Por Dartagnan da Silva Zanela (*)

Não chore o leite derramado. Assim reza o ditado popular. Pois é, mas como no Brasil conselho dado é óbolo desprezado.

Ao invés de encarar-se os pequenos infortúnios da vida, de encarar aqueles reveses que quando são vistos na perspectiva da alma imortal são ridiculamente insignificantes, com um mínimo de dignidade e resignação, prefere-se entrega-se, na maioria das vezes, a mais vergonhosa auto piedade, clamando-se soberbamente para que tudo e todos realizem pelo suplicante aquilo que ele em nenhum momento se dispôs fazer por si.

Outra coisa: não apenas isso. Cada queda, cada tombo que levamos em nossa vida podem ser vistos como um momento para refletirmos sobre os erros cometidos por nós, para ponderarmos sobre nossa vida e, inclusive, sobre os caminhos que escolhemos seguir nesse ou naquele momento de nossa existência.

(Tais reflexões podem e devem ser feitas não apenas com os nossos tropeços, mas também, e por que não, a partir dos de outrem para também aprendermos com a experiência alheia)

Por isso, e por muitas outras razões, que não se deve lamentar o leite derramado. Deve-se sim iniciar uma nova ordenha ou outra atividade.

Mas isso não é fácil não, haja vista que não estamos insatisfeitos, na maioria dos casos, com o que somos (ou éramos), mas sim, com aquilo que temos (ou perdemos).

Ora, na primeira forma de insatisfação nos leva a tornarmo-nos pessoas mais dignas, prestativas e boas. Descontentamento esse que nos elevar de dignidade e verdade.

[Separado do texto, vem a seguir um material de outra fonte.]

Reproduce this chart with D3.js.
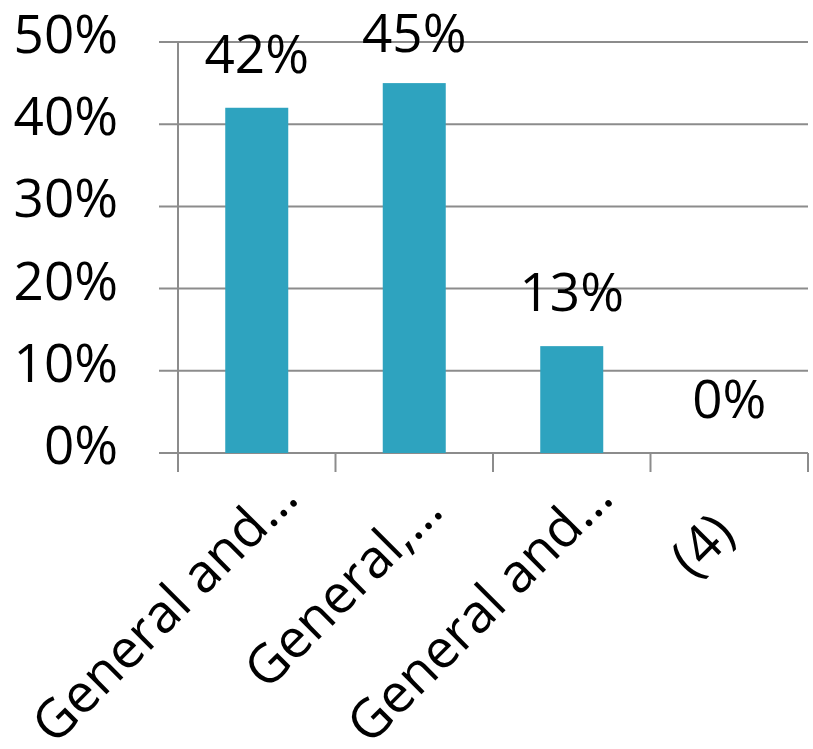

Já a segunda, dum modo geral, nos torna muitas vezes uma pessoa avarenta (mesmo sem nada ter), rancorosa e invejosa, reduzindo-nos à condição duma pessoa vaidosamente satisfeita com sua nulidade e movida frivolamente pela vã cobiça.

Por isso, o dito popular é certeiro no que diz: não choremos o leite derramado. Procuremos, com o auxílio da Providência, sermos maiores que as quedas e tropeços que vez por outra a vida nos apresenta e, acima de tudo, desejemos ser melhores, almejemos ser pessoas mais fortes, independente de quais sejam as nossas posses.

Caso contrário, pode-se continuar sendo um pusilânime na alma, um verdadeiro adulto infantilizado e moralmente mimado, sempre desgostoso com o rincão que está à seus pés e mui, mui confortável com o seu coração de geleia e papelão.

(*) professor, cronista e bebedor de café.